Status

Current state: Under Discussion

Discussion thread: here (<- link to https://mail-archives.apache.org/mod_mbox/flink-dev/)

JIRA:

Released:

Please keep the discussion on the mailing list rather than commenting on the wiki (wiki discussions get unwieldy fast).

Motivation

This proposal addresses several shortcomings of current (Flink 1.9) Flink TaskExecutor memory configuration.

(1) Different configuration for Streaming and Batch.

Currently, TaskExecutor memory is configured differently for streaming and batch jobs.

Streaming

Memory is implicitly consumed, either on-heap by memory state backend, or off-heap by RocksDB.
Users have to manually align heap size and choice of state backend.
Users have to manually configure RocksDB to use enough memory for good performance, but not too much to exceed the budget.
No predictability in the memory consumption, neither on-heap by memory state backend, nor off-heap by RocksDB.

Batch

Users configure total memory size, and whether to use on-heap or off-heap memory in operators.
Flink reserves a fraction of the total memory as managed memory. It adjusts the heap size and “max direct memory” parameters automatically to account for managed memory on-heap or off-heap.
Flink allocates memory segments for the managed memory, to be used by operators. It guarantees that the reserved memory segments are never exceeded.

(2) Complex and difficult configuration of RocksDB in Streaming

Users have to manually decrease the JVM heap size, or setting Flink to use off-heap memory.
Users have to manually configure the RocksDB memory.
No way for users to use available memory as much as possible, because RocksDB memory size has to be configured conservatively low enough to make sure the memory budget is not exceeded.

(3) Complicated, uncertain and hard to understand

There are some “magic” when determining sizes of containers, processes. Some of these are not easy to reason about, for example “cutoff ratio” on Yarn and with other containers.
Configuring an off-heap state backend like RocksDB means either also setting managed memory to off-heap or adjusting the cutoff ratio, to dedicate less memory to the JVM heap.
TaskExecutor relies on instantaneous JVM memory usage for determining sizes of different memory pools, by first triggering a GC and then obtaining JVM free memory size, which introduces uncertainty to sizes of different memory pools.

Public Interfaces

Task executor memory configuration options. (See Memory Pools and Configuration Keys)

Proposed Changes

Unifying Managed Memory for Batch and Streaming

The basic idea is to consider memory used by state backends as part of managed memory, and extend memory manager so that state backends can simply reserve certain amount of memory from it but not necessarily allocate the memory from it. In this way, users should be able to switch between streaming and batch jobs, without having to modify the cluster configurations.

Memory Use Cases

Streaming jobs with Memory/FsStateBackend

JVM on-heap memory
Implicitly allocated by the state backend
FTM, no control on the overall memory consumption

Streaming jobs with RocksDBStateBackend

Off-heap memory
Implicitly allocated by the state backend
Cannot exceed total memory size, which is configured during initialization

Batch jobs

Off-heap memory
Explicitly allocated from the memory manager
Cannot exceed total memory allocated from memory manager

Unifying Explicit and Implicit Memory Allocation

Memory consumers can acquire memory in two ways

Explicitly acquire from MemoryManager, in the form of MemorySegment.
Reserve from MemoryManager, in which case should return “use up to X bytes”, and implicitly allocate the memory by the consumer itself.
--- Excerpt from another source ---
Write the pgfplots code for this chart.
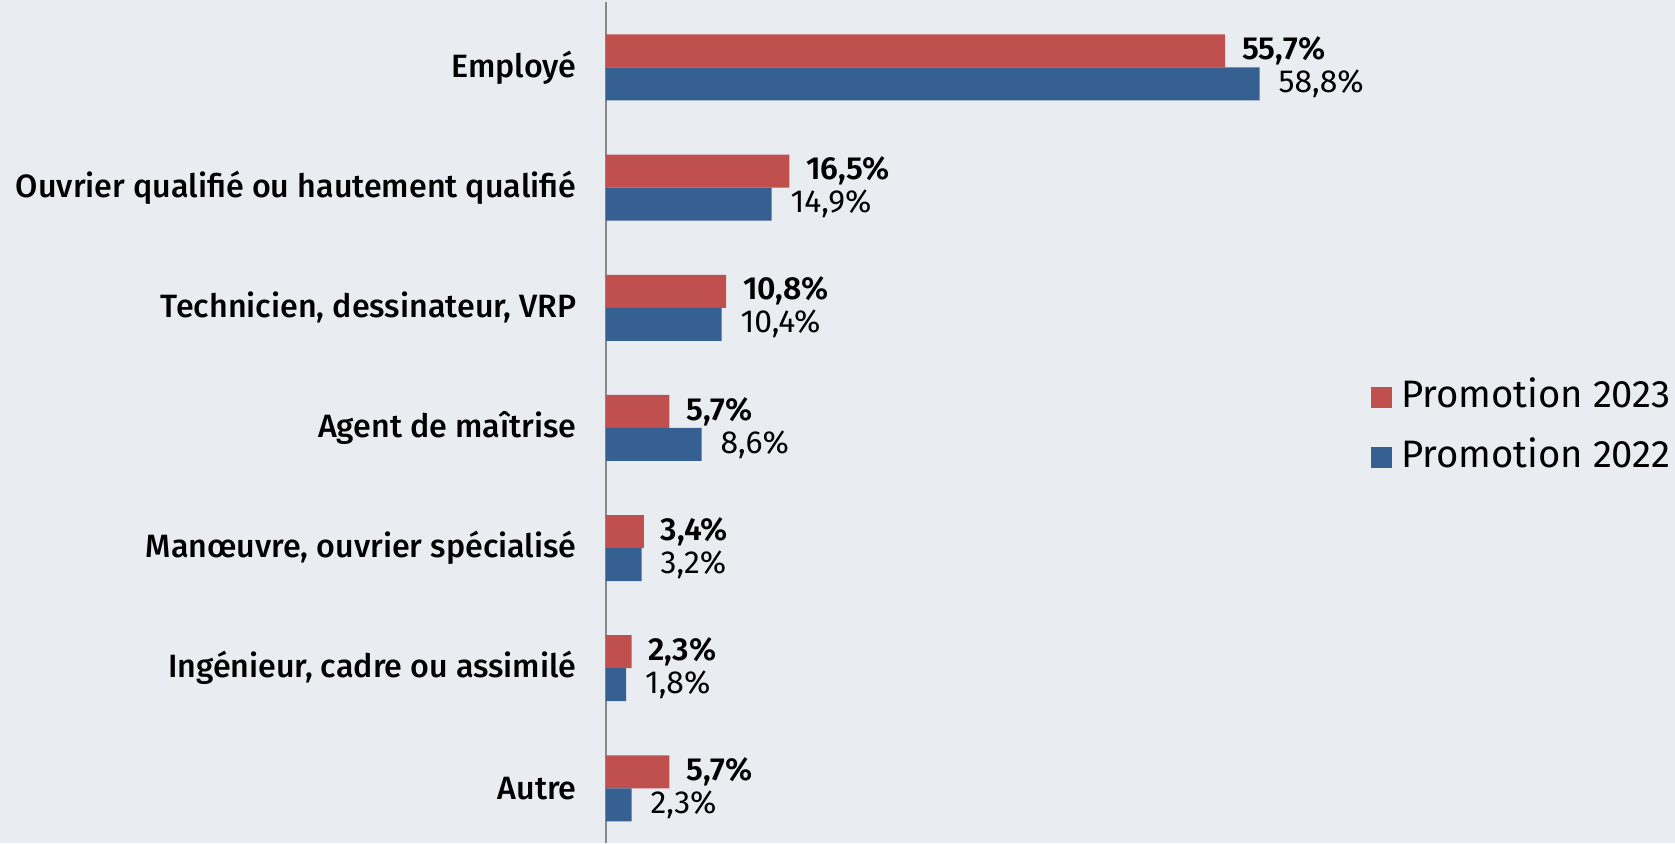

MemoryManager never pre-allocate any memory pages, so that we keep the managed memory budget available for both allocation from MemoryManager and allocation directly from memory consumers.
For off-heap memory explicitly acquired from MemoryManager, Flink always allocate with Unsafe.allocateMemory(), which is not limited by the JVM -XX:MaxDirectMemorySize parameter.

This eliminates the uncertainty about how many off-heap managed memory should be accounted for JVM max direct memory.
The fallback is that Unsafe is no longer supported in Java 12.

??? MemorySegment ???

It’s an open question that how memory buffers should be returned from MemoryManager in the cases of explicit allocations.

Currently (Flink 1.9), memory buffers are returned as a list of MemorySegments, each wraps a memory buffer with the same configured page size.
An alternative could be to return one continuous buffer of the requested size.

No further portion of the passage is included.